The Danville Micropolitan Statistical Area, as defined by the United States Census Bureau, is an area consisting of Boyle and Lincoln counties in Kentucky, anchored by the city of Danville. As of the 2000 census, the μSA had a population of 51,058. A July 1, 2009 estimate placed the population at 54,435.

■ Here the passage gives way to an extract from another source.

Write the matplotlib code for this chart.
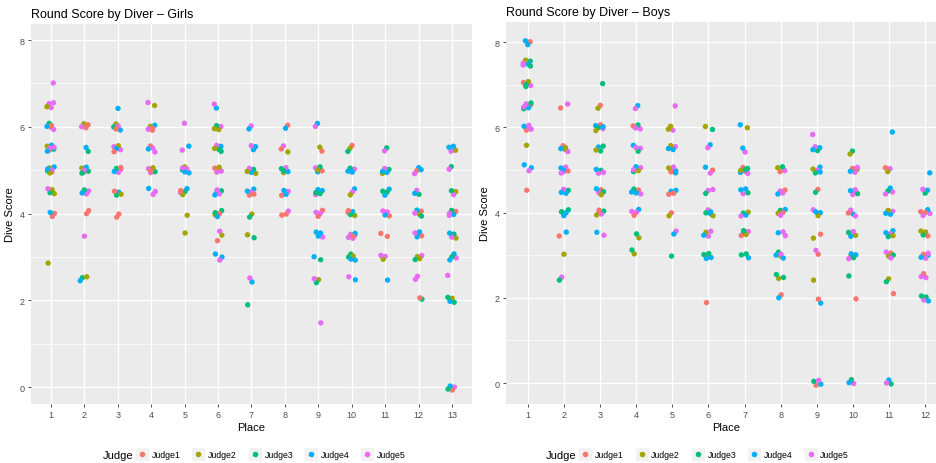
import matplotlib
matplotlib.use("Agg")
import matplotlib.pyplot as plt
from matplotlib.lines import Line2D

plt.rcParams['font.family'] = ['Liberation Sans', 'DejaVu Sans']

judges = ["Judge1", "Judge2", "Judge3", "Judge4", "Judge5"]
judge_colors = ["#F8766D", "#A3A500", "#00BF7D", "#00B0F6", "#E76BF3"]

# place -> list of (score, judges who gave that score)
girls = {
    1: [(7.0, "5"), (6.5, "5525"), (6.0, "13451"), (5.5, "1234545"), (5.0, "1234524"),
        (4.5, "2235"), (4.0, "114"), (2.9, "2")],
    2: [(6.0, "1125"), (5.5, "34"), (5.0, "123453"), (4.5, "5534"), (4.0, "11"),
        (3.55, "5"), (2.5, "342")],
    3: [(6.45, "4"), (6.0, "23451"), (5.5, "55241"), (5.0, "55341"), (4.5, "4312"), (3.95, "11")],
    4: [(6.5, "52"), (6.0, "12541"), (5.5, "1455"), (5.0, "55321"), (4.5, "455")],
    5: [(6.05, "5"), (5.5, "54"), (5.0, "1234545"), (4.5, "54321"), (4.0, "2"), (3.5, "2")],
    6: [(6.45, "45"), (6.0, "5232"), (5.5, "43523"), (5.0, "15152"), (4.5, "44355"),
        (4.0, "23143"), (3.55, "25"), (3.4, "1"), (3.0, "445")],
    7: [(6.0, "54"), (5.5, "445"), (5.0, "123452"), (4.5, "45141"), (3.95, "23"),
        (3.45, "23"), (2.5, "45"), (1.95, "3")],
    8: [(6.0, "14"), (5.5, "512"), (5.0, "123453"), (4.5, "1544"), (4.0, "151")],
    9: [(6.0, "45"), (5.5, "12"), (5.0, "45132"), (4.5, "54343"), (4.0, "1515"),
        (3.5, "5444"), (3.0, "43"), (2.45, "235"), (1.5, "5")],
    10: [(5.5, "123"), (5.0, "5434"), (4.5, "452"), (4.0, "12431"), (3.5, "555541"),
         (3.0, "33424"), (2.5, "54")],
    11: [(5.45, "35"), (5.0, "23454"), (4.5, "4343"), (4.0, "1545"), (3.55, "11"),
         (3.0, "525"), (2.5, "4")],
    12: [(5.0, "4154"), (4.5, "354"), (4.0, "12453"), (3.5, "34514"), (3.0, "2352"),
         (2.5, "55"), (1.95, "3"), (2.05, "1")],
    13: [(5.5, "5424"), (5.1, "3"), (4.95, "5"), (4.5, "253"), (4.0, "51435"),
         (3.5, "2354"), (3.0, "5434"), (2.55, "5"), (2.0, "3243"), (0.0, "5143")],
}

boys = {
    1: [(8.0, "144"), (7.5, "534253"), (7.0, "231523"), (6.5, "314553"), (6.0, "51455"),
        (5.6, "2"), (5.05, "445"), (4.5, "1")],
    2: [(6.5, "15"), (5.5, "21452"), (5.0, "541545"), (4.5, "3454"), (4.0, "3443"),
        (3.5, "14"), (3.05, "2"), (2.42, "53")],
    3: [(7.1, "3"), (6.5, "12"), (6.0, "451324"), (5.5, "3423"), (5.0, "3545"),
        (4.5, "15432"), (4.0, "12351"), (3.55, "45")],
    4: [(6.5, "45"), (6.0, "1535"), (5.5, "4535"), (5.0, "35245"), (4.5, "51434"),
        (4.0, "4515"), (3.45, "23"), (3.05, "23")],
    5: [(6.5, "5"), (6.0, "522"), (5.5, "5424"), (5.0, "451245"), (4.5, "4141"),
        (3.95, "12"), (3.5, "54"), (3.05, "3")],
    6: [(6.0, "23"), (5.55, "45"), (5.0, "415"), (4.5, "535"), (4.0, "45324"),
        (3.5, "5245"), (3.0, "14343"), (1.92, "1")],
    7: [(6.0, "42"), (5.5, "54"), (5.0, "4351253"), (4.5, "5434"), (4.0, "3524"),
        (3.5, "41523"), (3.0, "343")],
    8: [(5.0, "1253"), (4.5, "5415"), (4.0, "32415"), (3.5, "455"), (3.0, "23445"),
        (2.5, "233"), (2.0, "14")],
    9: [(5.9, "5"), (5.5, "4354"), (5.0, "45324"), (4.5, "13"), (4.0, "5424"),
        (3.45, "21"), (3.05, "15"), (2.42, "2"), (1.95, "41"), (0.0, "1345")],
    10: [(5.45, "32"), (5.0, "25145"), (4.5, "15435"), (4.0, "4515"), (3.5, "54325"),
         (3.0, "25434"), (2.55, "3"), (1.92, "1"), (0.0, "534")],
    11: [(5.95, "4"), (5.0, "521"), (4.5, "5435"), (4.0, "5424"), (3.5, "45342"),
         (3.0, "12535"), (2.42, "23"), (2.05, "1"), (0.0, "345")],
    12: [(5.0, "4"), (4.5, "435"), (4.0, "54151"), (3.5, "1232"), (3.0, "45145"),
         (2.5, "515"), (2.0, "4353")],
}


def points(data):
    xs, ys, cs = [], [], []
    k = 0
    for place, rows in data.items():
        for score, who in rows:
            for j in who:
                k += 1
                # deterministic jitter like geom_jitter
                dx = ((k * 0.7548776662) % 1 - 0.5) * 0.26
                dy = ((k * 0.5698402910) % 1 - 0.5) * 0.16
                xs.append(place + dx)
                ys.append(score + dy)
                cs.append(judge_colors[int(j) - 1])
    return xs, ys, cs


def style(ax, n, title, ylim):
    ax.set_facecolor("#EBEBEB")
    for s in ax.spines.values():
        s.set_visible(False)
    ax.set_xlim(0.4, n + 0.6)
    ax.set_ylim(*ylim)
    ax.set_xticks(range(1, n + 1))
    ax.set_yticks([0, 2, 4, 6, 8])
    ax.set_yticks([1, 3, 5, 7], minor=True)
    ax.grid(True, which="major", color="white", lw=1.0)
    ax.grid(True, which="minor", axis="y", color="white", lw=0.5)
    ax.set_axisbelow(True)
    ax.tick_params(which="major", length=2.5, width=0.6, color="#333333",
                   labelsize=6.5, labelcolor="#4D4D4D", pad=2)
    ax.tick_params(which="minor", length=0)
    ax.set_xlabel("Place", fontsize=8, labelpad=2)
    ax.set_ylabel("Dive Score", fontsize=8, labelpad=3)
    ax.set_title(title, fontsize=9, loc="left", pad=5)


def legend(fig, x0, y):
    fig.text(x0, y, "Judge", fontsize=8, va="center", ha="left")
    handles = [Line2D([], [], marker="s", ls="", ms=9, color="#F2F2F2") for _ in judge_colors]
    dots = [Line2D([], [], marker="o", ls="", ms=3, color=c) for c in judge_colors]
    fig.legend(list(zip(handles, dots)), judges, loc="center left",
               bbox_to_anchor=(x0 + 0.036, y),
               ncol=5, frameon=False, fontsize=6.3, handlelength=1.2,
               handletextpad=0.5, columnspacing=1.45, borderpad=0, borderaxespad=0)


fig = plt.figure(figsize=(9.37, 4.64), dpi=100)
ax1 = fig.add_axes([0.0331, 0.1272, 0.4706, 0.8188])
ax2 = fig.add_axes([0.540, 0.1272, 0.4707, 0.8228])

x, y, c = points(girls)
ax1.scatter(x, y, c=c, s=15, linewidths=0, zorder=3)
style(ax1, 13, "Round Score by Diver \u2013 Girls", (-0.39, 8.37))

x, y, c = points(boys)
ax2.scatter(x, y, c=c, s=15, linewidths=0, zorder=3)
style(ax2, 12, "Round Score by Diver \u2013 Boys", (-0.49, 8.47))

legend(fig, 0.110, 0.018)
legend(fig, 0.583, 0.018)

fig.savefig("out.png", dpi=100)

Site Selection magazine ranked the Danville Micropolitan Statistical Area 41st out of 694 micro-communities in the United States for new and expanding economic development projects in 2008.

==Counties==
- Boyle
- Lincoln

==Communities==
- Crab Orchard
- Danville (Principal city)
- Eubank (partial)
- Hustonville
- Junction City
- Perryville
- Stanford

==Demographics==
As of the census of 2000, there were 51,058 people, 19,780 households, and 14,077 families residing within the μSA. The racial makeup of the μSA was 91.59% White, 6.41% African American, 0.17% Native American, 0.35% Asian, 0.02% Pacific Islander, 0.52% from other races, and 0.94% from two or more races. Hispanic or Latino of any race were 1.19% of the population.

The median income for a household in the μSA was $30,892, and the median income for a family was $37,492. Males had a median income of $29,903 versus $22,076 for females. The per capita income for the μSA was $15,945.